_Problem_
Determine which lines of the records include the word "chart", and copy them.

_Given information_
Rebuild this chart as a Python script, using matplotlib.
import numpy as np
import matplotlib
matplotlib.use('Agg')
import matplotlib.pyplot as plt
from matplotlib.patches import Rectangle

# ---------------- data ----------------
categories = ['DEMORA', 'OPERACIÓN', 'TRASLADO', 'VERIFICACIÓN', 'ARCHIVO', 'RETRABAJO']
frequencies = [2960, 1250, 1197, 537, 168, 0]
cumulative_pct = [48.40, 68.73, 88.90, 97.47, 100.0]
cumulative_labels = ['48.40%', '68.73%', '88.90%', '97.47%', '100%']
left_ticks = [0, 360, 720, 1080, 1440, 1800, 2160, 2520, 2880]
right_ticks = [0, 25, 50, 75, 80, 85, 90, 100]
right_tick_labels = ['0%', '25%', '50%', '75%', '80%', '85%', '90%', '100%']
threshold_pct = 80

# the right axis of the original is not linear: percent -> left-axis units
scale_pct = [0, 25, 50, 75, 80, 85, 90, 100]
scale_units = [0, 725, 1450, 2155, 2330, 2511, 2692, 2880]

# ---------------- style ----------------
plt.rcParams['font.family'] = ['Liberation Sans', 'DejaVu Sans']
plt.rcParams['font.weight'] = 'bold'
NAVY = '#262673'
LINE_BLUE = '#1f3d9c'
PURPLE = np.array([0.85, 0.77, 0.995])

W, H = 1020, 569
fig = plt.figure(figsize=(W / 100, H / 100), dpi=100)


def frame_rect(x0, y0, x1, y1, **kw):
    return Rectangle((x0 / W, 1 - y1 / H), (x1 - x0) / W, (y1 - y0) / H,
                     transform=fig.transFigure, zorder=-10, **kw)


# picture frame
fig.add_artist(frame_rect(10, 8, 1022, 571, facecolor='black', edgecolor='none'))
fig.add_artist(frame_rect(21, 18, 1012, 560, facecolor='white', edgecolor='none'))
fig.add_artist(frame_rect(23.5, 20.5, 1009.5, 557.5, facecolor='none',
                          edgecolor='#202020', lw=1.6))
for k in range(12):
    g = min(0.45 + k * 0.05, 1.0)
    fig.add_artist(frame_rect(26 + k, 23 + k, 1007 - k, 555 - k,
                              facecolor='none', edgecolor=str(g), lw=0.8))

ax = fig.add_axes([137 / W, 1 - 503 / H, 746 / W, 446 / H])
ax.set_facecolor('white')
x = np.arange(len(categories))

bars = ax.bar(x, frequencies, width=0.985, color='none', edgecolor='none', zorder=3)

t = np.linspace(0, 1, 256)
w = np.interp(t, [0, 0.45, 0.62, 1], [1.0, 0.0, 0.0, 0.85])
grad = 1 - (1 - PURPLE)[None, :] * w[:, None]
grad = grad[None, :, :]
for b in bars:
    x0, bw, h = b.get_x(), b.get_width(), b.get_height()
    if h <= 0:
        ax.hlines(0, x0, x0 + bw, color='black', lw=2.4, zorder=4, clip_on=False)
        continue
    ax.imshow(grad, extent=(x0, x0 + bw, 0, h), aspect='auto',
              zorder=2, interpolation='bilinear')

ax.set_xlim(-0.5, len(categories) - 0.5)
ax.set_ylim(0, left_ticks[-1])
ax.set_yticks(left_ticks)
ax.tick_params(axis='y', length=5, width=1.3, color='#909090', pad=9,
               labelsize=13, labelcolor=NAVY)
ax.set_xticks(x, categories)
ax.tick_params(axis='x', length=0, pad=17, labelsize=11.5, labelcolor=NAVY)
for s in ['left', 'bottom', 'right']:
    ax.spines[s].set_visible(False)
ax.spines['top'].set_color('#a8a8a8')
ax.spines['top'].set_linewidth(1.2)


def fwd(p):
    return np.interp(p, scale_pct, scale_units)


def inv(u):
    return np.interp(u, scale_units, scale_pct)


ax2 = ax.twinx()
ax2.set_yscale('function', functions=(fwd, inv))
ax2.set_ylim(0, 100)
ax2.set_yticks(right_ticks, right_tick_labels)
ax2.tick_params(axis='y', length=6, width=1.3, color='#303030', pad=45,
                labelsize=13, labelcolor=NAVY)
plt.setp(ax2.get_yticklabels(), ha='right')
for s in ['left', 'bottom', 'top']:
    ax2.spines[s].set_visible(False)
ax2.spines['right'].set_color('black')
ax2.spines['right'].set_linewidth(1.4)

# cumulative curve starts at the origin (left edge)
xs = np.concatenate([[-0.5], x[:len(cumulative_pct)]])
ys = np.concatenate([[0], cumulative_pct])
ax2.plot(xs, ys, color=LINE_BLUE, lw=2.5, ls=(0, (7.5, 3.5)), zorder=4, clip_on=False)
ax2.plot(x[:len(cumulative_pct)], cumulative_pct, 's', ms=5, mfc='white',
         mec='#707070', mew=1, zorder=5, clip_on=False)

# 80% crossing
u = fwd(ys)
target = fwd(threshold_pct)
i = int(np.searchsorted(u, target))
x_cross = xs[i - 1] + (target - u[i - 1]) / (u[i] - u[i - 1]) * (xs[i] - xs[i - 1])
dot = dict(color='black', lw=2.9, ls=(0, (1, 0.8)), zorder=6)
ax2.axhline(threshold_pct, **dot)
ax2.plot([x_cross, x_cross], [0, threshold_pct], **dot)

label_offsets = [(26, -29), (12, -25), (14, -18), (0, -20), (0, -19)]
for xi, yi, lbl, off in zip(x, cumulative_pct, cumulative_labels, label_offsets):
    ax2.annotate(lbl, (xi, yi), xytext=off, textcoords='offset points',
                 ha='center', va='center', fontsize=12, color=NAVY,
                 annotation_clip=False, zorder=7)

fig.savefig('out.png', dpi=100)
--
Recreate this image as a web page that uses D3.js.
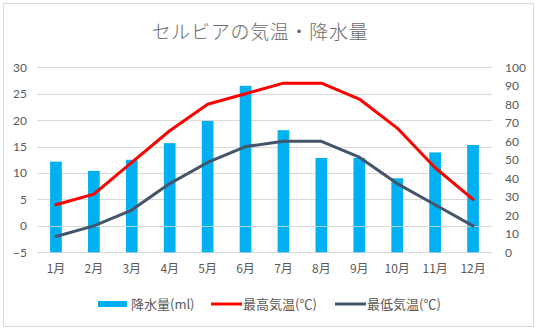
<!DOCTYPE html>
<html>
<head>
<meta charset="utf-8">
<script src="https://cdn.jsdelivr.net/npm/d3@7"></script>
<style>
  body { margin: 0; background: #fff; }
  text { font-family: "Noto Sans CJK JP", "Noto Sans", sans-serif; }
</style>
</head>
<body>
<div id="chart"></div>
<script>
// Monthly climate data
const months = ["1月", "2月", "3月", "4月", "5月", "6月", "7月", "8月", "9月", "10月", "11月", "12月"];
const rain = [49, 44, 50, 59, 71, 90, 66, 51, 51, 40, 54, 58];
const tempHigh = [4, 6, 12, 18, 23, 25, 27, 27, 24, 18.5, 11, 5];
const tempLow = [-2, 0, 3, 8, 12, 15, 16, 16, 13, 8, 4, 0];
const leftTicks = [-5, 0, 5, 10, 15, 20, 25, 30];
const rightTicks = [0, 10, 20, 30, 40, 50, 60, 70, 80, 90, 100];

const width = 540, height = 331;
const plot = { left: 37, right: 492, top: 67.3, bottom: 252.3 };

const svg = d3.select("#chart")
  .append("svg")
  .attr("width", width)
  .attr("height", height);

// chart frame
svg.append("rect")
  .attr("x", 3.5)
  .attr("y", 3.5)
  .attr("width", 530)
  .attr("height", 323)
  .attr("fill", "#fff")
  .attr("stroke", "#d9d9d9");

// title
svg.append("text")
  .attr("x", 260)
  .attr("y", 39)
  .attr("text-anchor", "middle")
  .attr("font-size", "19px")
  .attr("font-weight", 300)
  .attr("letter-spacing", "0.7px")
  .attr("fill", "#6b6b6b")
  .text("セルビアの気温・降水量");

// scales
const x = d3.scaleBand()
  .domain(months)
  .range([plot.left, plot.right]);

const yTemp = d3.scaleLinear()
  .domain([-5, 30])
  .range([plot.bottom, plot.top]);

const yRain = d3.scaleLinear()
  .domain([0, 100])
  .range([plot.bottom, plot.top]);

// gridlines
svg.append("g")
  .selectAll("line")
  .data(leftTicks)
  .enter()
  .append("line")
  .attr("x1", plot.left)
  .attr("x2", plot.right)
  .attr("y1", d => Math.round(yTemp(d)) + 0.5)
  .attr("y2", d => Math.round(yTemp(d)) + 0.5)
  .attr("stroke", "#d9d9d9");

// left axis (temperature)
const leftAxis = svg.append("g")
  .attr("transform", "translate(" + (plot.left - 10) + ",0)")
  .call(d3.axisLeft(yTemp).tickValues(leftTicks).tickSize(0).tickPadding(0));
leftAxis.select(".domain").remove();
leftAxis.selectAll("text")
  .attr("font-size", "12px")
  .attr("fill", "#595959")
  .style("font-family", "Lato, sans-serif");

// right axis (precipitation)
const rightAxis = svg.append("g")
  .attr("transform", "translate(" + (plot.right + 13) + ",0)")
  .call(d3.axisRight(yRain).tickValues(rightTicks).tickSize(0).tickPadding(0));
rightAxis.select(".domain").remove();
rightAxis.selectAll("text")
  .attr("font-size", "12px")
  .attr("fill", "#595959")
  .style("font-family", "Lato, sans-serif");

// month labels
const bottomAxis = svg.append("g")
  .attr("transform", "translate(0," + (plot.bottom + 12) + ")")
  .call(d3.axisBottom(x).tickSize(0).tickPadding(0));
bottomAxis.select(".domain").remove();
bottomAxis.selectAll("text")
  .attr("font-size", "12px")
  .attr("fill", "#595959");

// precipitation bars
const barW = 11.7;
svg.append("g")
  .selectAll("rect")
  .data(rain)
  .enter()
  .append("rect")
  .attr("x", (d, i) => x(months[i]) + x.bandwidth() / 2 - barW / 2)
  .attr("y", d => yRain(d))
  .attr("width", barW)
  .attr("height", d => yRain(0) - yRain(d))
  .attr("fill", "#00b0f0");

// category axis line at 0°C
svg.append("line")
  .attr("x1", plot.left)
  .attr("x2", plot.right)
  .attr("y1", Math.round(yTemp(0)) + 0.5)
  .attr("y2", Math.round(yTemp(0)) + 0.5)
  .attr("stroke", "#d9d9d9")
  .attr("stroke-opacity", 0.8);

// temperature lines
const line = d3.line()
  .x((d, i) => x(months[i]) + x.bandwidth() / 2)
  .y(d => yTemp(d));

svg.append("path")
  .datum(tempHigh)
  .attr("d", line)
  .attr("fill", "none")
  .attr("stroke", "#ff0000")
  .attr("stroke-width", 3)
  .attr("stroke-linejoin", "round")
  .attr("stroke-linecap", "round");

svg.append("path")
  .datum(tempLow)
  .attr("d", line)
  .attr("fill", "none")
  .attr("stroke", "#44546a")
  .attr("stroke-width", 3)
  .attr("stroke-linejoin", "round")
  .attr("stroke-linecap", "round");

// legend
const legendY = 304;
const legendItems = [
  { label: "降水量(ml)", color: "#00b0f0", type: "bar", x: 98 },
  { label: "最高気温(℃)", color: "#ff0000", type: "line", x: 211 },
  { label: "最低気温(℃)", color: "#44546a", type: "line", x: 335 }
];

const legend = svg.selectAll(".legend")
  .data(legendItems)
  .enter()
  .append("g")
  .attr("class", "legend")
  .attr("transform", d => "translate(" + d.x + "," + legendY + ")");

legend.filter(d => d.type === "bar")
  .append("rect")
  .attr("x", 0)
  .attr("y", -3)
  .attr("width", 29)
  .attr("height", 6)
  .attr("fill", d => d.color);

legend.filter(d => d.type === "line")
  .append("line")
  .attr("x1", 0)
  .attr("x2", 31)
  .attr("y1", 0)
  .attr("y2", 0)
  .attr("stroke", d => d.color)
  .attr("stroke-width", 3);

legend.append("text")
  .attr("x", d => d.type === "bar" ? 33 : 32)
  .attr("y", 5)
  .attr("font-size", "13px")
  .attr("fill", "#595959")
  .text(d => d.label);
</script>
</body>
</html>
---
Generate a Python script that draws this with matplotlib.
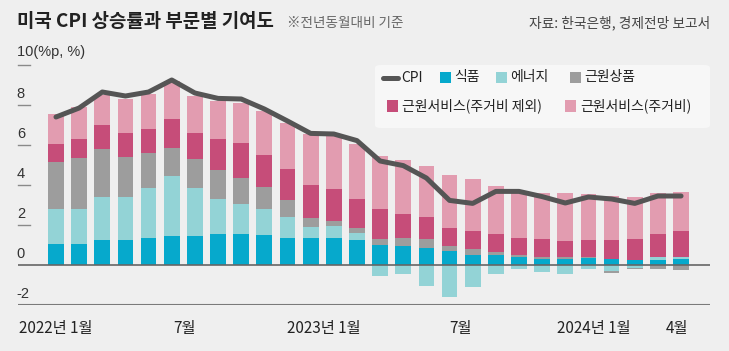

_Correct result_
Rebuild this chart as a Python script, using matplotlib.
<div id="chart"></div>
const svg = d3.select("#chart")
// chart frame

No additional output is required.